(segue) Relazione alla Camera sugli accordi del Laterano
(14 maggio 1929)
[Inizio scritto]

      Di notevole importanza un opuscolo, intitolato: Il Partito Popolare — quello defunto —, e la Questione Romana, nel quale si affermava che bisognava riconoscere la sovranità della Santa Sede sui Palazzi Vaticani.
      Altro avvenimento di maggiore importanza fu la deliberazione con cui il Papa non faceva più proteste per visite di Sovrani cattolici a Roma. Eravamo entrati in un periodo di distensione dei nervi. Questa distensione si accrebbe con l'assunzione alle Somme Chiavi di Papa Achille Ratti, quando, per la prima volta dopo il 1870, il Papa apparve alla loggia esterna di San Pietro e benedisse la folla immensa.

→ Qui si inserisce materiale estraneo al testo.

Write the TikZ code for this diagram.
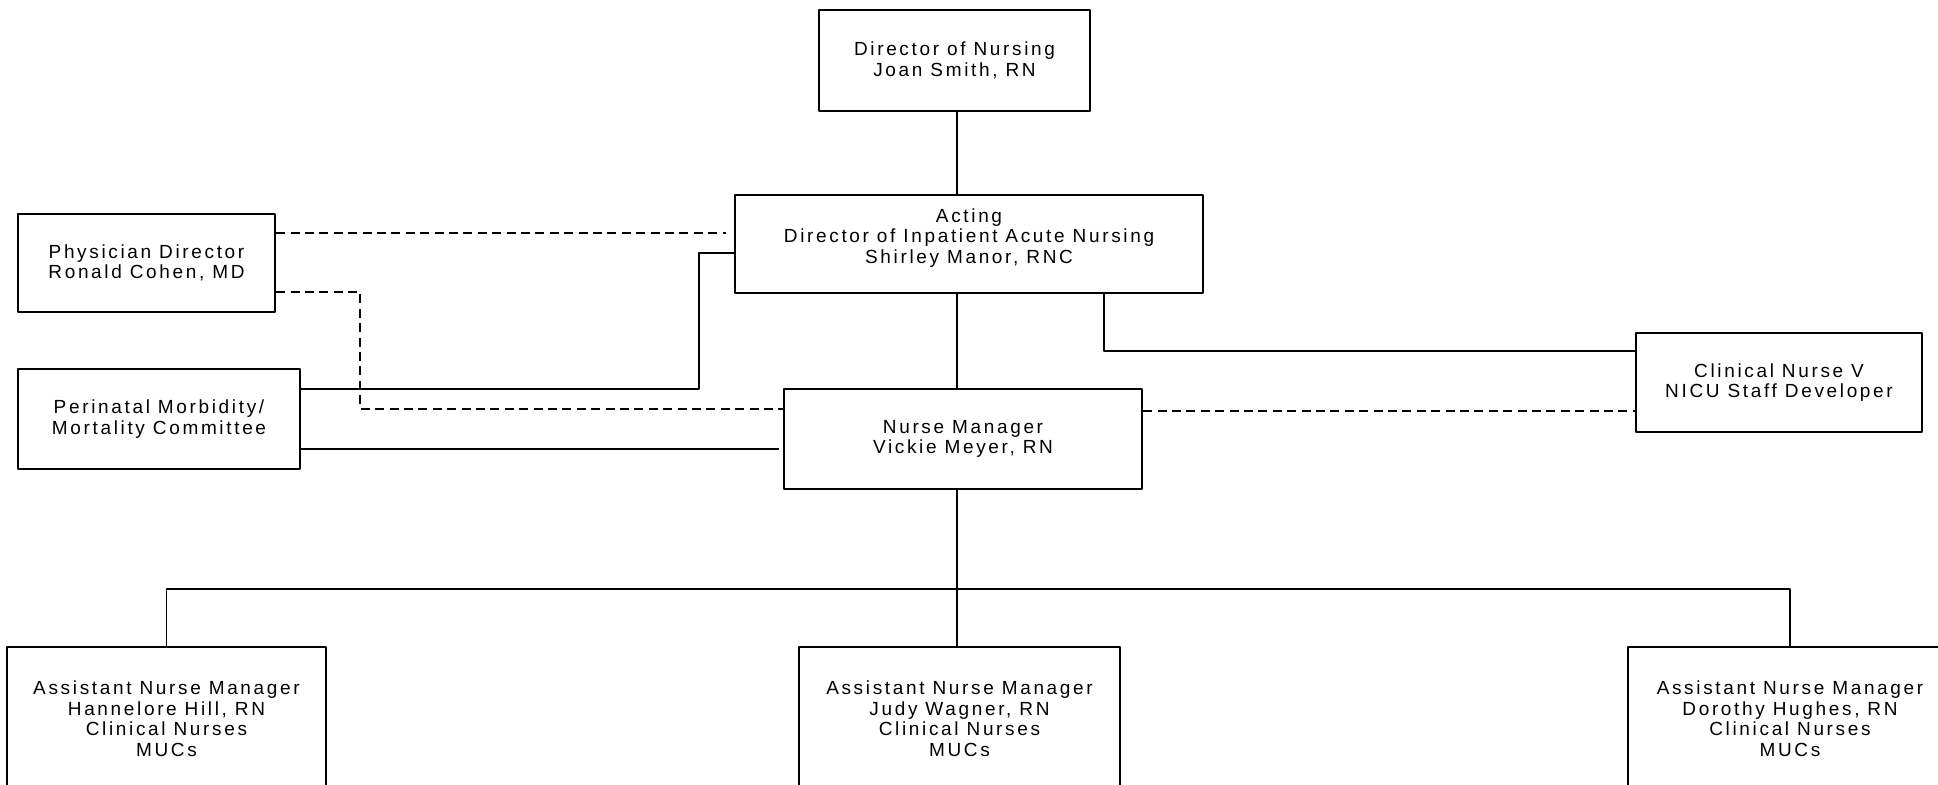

      Gli italiani ebbero l'impressione che, con questo Pontefice, qualche cosa si sarebbe concluso. E, naturalmente, le speranze precedettero gli eventi e si credette che la cosa sarebbe stata facile, semplice, rapida. Si pensava che il nuovo Papa non avrebbe insistito sulla posizione ormai tradizionale di tutti i Pontefici. Errore. Difatti, nella prima Enciclica di Pio XI, il punto di vista riaffermato continuamente dalla Santa Sede veniva ancora una volta illustrato. Si ricordavano in essa la natura divina della sovranità Pontificia, gli inviolabili diritti delle coscienze di milioni di fedeli in tutto il mondo e la necessità che questa stessa sovranità non apparisse soggetta ad alcuna umana autorità o legge, sia pure una legge che portasse delle guarentigie per la libertà del Romano Pontefice, ma fosse del tutto indipendente e tale anche manifestamente apparisse. «Noi — diceva — eredi e depositari del pensiero dei nostri venerati antecessori, come essi investiti dell'unica autorità competente nella gravissima materia e responsabili davanti a Dio. Noi protestiamo, come abbiamo sempre protestato, contro tali condizioni di cose, a difesa dei diritti della dignità della Apostolica Sede, non già per una vana terrena ambizione, di cui arrossiremmo, ma per puro debito di coscienza.»